A personalização de decisões judiciais é um vício antigo da imprensa portuguesa. Quando o acórdão agrada, fala-se no “Tribunal da Relação”. Quando incomoda, é obra de “Ivo Rosa”. A técnica jornalística é clara: atribuir a decisão ao nome mais sonante, mesmo que isso implique uma simplificação abusiva — ou uma distorção factual.
Este tipo de manchete não é apenas impreciso. É perigoso. Alimenta a ideia de que os tribunais funcionam por capricho individual, que a justiça é uma arena de egos e não um sistema de garantias. E, claro, reforça a polarização: há quem veja em Rosa um herói da legalidade, há quem o acuse de sabotagem institucional. A imprensa, ao escolher o nome em vez da norma, contribui para essa guerra de narrativas.
Não se trata de defender Ivo Rosa — nem de o condenar. Trata-se de exigir rigor. Se a decisão é colegial, que se diga. Se há relator, que se explique o papel. Se há polémica, que se contextualize. O jornalismo não deve ser cúmplice da simplificação, nem refém da dramatização. Deve informar, provocar, esclarecer — sem cair na tentação do bode expiatório.
E já agora, que tal uma manchete mais honesta, «Tribunal da Relação descongela conta milionária»?

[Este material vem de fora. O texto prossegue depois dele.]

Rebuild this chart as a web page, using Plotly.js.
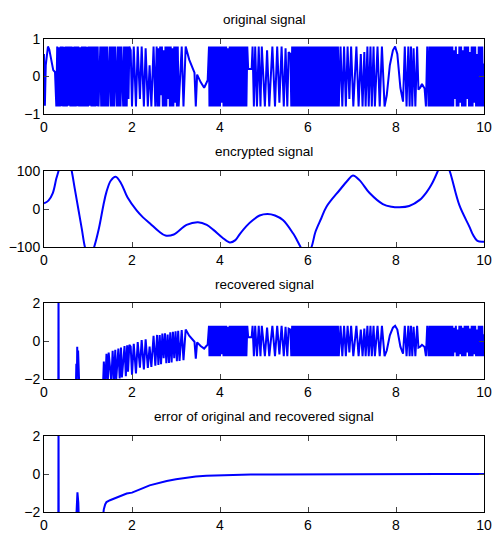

Mas isso não venderá tão bem.
Nota marginal:
Em Portugal não há, como se ensina nos manuais, poder legislativo, executivo e judicial. Os verdadeiros, os únicos capazes de mobilizar o povo com paixão, disciplina e comparecimento massivo — faça sol ou chova, com chapéu-de-sol ou guarda-chuva — são o Benfica, o Sporting e o Porto!
Com respeito a eles, sim, há voto, há fé, há militância. Neles, ninguém se abstém. Não há lutas de classe, mas há classes em luta. E quando há eleições internas, são mais renhidas que as legislativas. O povo reconhece-os, segue-os, defende-os com unhas e dentes. São os verdadeiros pilares da República emocional.
Talvez esteja, portanto, na hora de rever a Constituição: substituir a Assembleia, o Governo e os Tribunais, por três Assembleias Gerais – no Estádio da Luz, em Alvalade e no Dragão.
A democracia agradecerá e o povo, esse, finalmente, participará!